Cela fait environ trois ans que les entreprises ont adopté – dans une très large majorité – le télétravail. Jusqu’à tout récemment, on avait l’impression que la formule gagnante était celle du travail hybride et flexible et qu’elle allait perdurer. Toutefois, selon une étude menée en 2023 par le cabinet-conseil KPMG auprès de PDG provenant de 11 pays, dont le Canada, 64 % prévoyaient un retour complet au bureau au cours des trois prochaines années.
Sans être aussi drastiques dans leur décision, plusieurs dirigeant.es accompagné.es par les expert.es de Flexia Conseil, tendent également à repenser leur modèle de télétravail. Ils et elles mentionnent, entre autres, ressentir une pression grandissante à assurer leur rôle efficacement en mode hybride.
Faut-il alors complètement enrayer le télétravail? Ou devons-nous simplement mieux encadrer la façon dont on le met en œuvre? Quels sont les modèles qui s’avèrent des réussites?
Pour se faire une tête sur le sujet, Flexia a questionné quatre gestionnaires, œuvrant dans des secteurs d’activités différents, pour connaître leur réalité, leurs enjeux et leur vision du télétravail à l’ère postpandémique.
Le télétravail : une flexibilité adaptée à chaque organisation
Les gestionnaires consultés ont tous mis en place des modèles de télétravail différents, mais ils convergent sur un point : l’importance d’adapter cette pratique aux besoins spécifiques de leur organisation.
Sylvain Hébert, directeur adjoint au Carrefour Jeunesse-Emploi Thérèse-De Blainville, a opté pour un modèle de deux jours de télétravail flexible par semaine (40 %). « Il est essentiel que des employé.es soient présent.es au bureau, car tous nos services nécessitent une rencontre entre les clients et les intervenant.es. Le télétravail ne doit donc pas nuire à la prestation et la qualité de nos services », explique-t-il.
Pour Gina Bergeron-Fafard, directrice générale de la Chambre de commerce et d’industrie Thérèse-De Blainville, elle applique un modèle hybride avec des pourcentages variant selon les saisons (notons qu’en été, aucune activité n’est organisée à la CCITB) « L’employé.e peut effectuer jusqu’à 60 % de son temps de travail hebdomadaire en télétravail entre septembre et juin et jusqu’à 100 % en télétravail pour les mois de juillet et août. Donc en saison régulière, 40 % des heures sont effectuées au bureau, dont le mercredi est une journée obligatoire en présentiel », mentionne-t-elle.
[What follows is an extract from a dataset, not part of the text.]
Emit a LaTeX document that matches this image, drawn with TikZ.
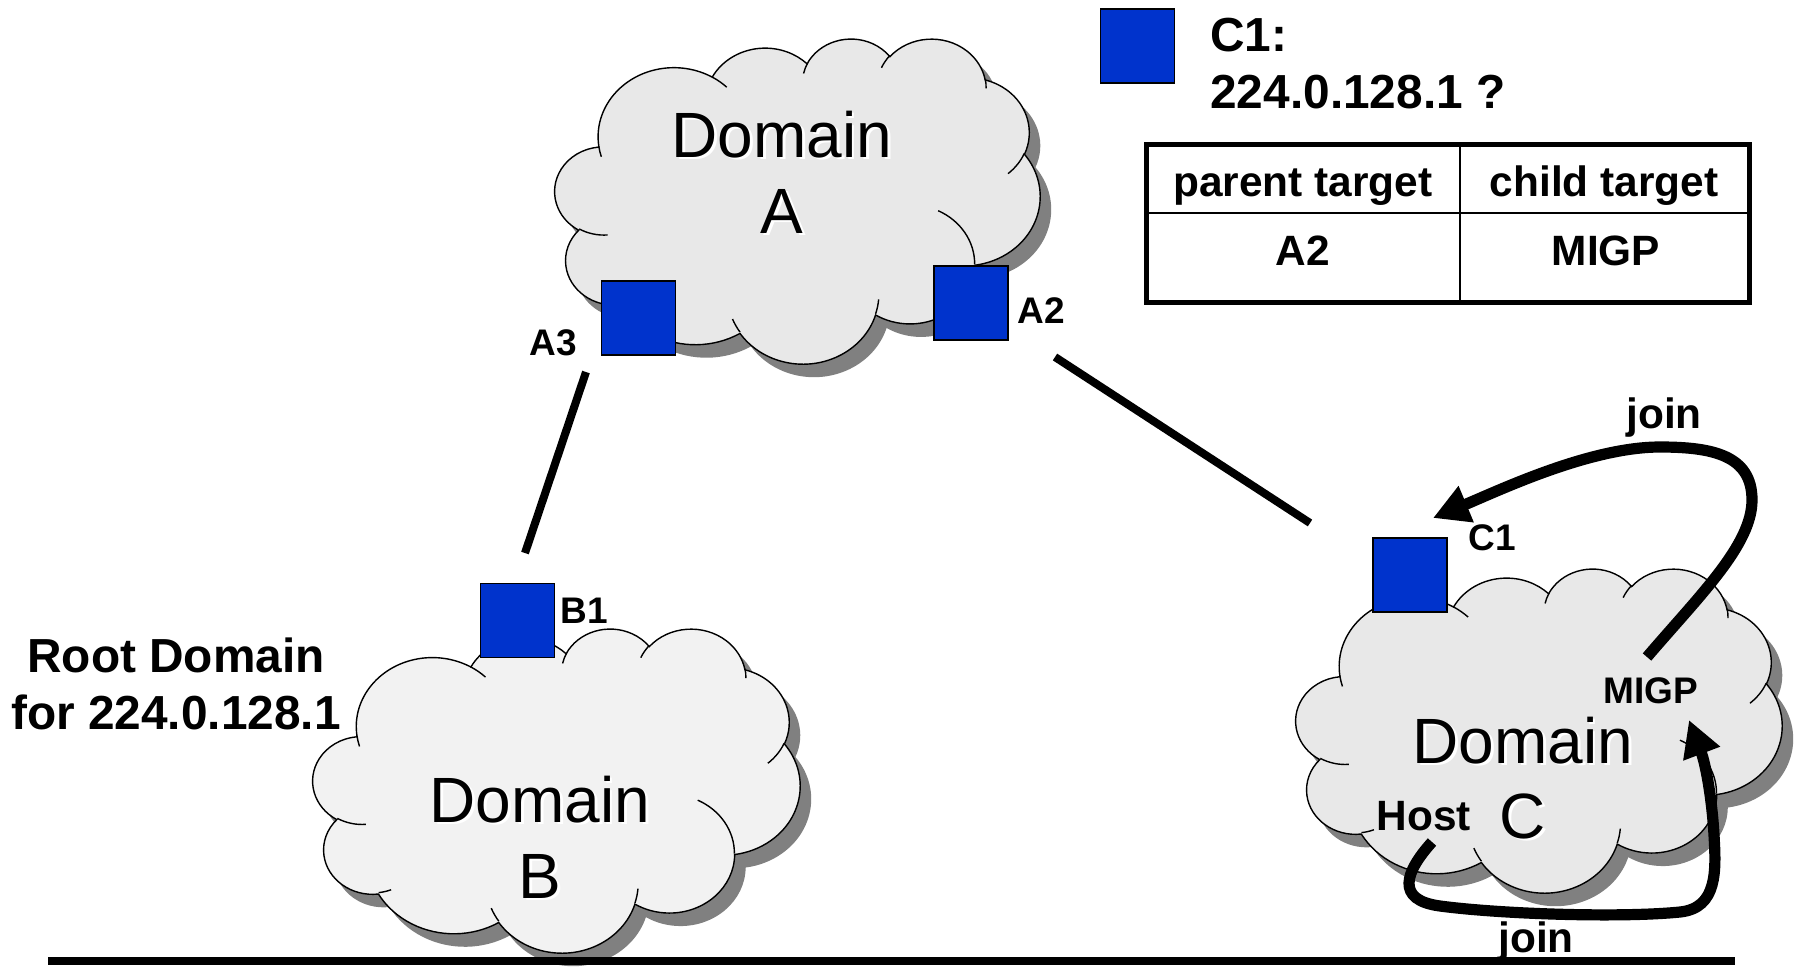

Quant à Benoit Beauchamp, président-directeur général chez TST, l’entreprise a adopté, depuis deux ans, une approche résolument moderne avec une « obligation » de télétravail à 100 %. En fait, l’entreprise n’a aucun bureau! Elle met toutefois à la disposition de sa trentaine d’employé.es des espaces de travail partagés, selon la demande. « Nous proposons même l’option de télétravail à l’international, permettant à nos employé.es de travailler temporairement depuis n’importe quel pays tout en contribuant pleinement à nos projets », explique-t-il.
Cette diversité de pratiques montre bien que le télétravail ne doit pas être une solution universelle, mais plutôt un outil flexible à moduler selon les réalités et les objectifs de chaque entreprise. Il faut tendre vers des pratiques qui bénéficieront le plus équitablement possible aux employé.es, à l’organisation et à la clientèle.
Défi du télétravail : maintenir la cohésion et l’engagement
Puisqu’il est crucial pour un.e gestionnaire que chaque membre de son équipe se sente intégré, soutenu et apprécié, l’un des défis majeurs partagé par l’ensemble des gestionnaires interrogés est le maintien de la cohésion d’équipe à distance.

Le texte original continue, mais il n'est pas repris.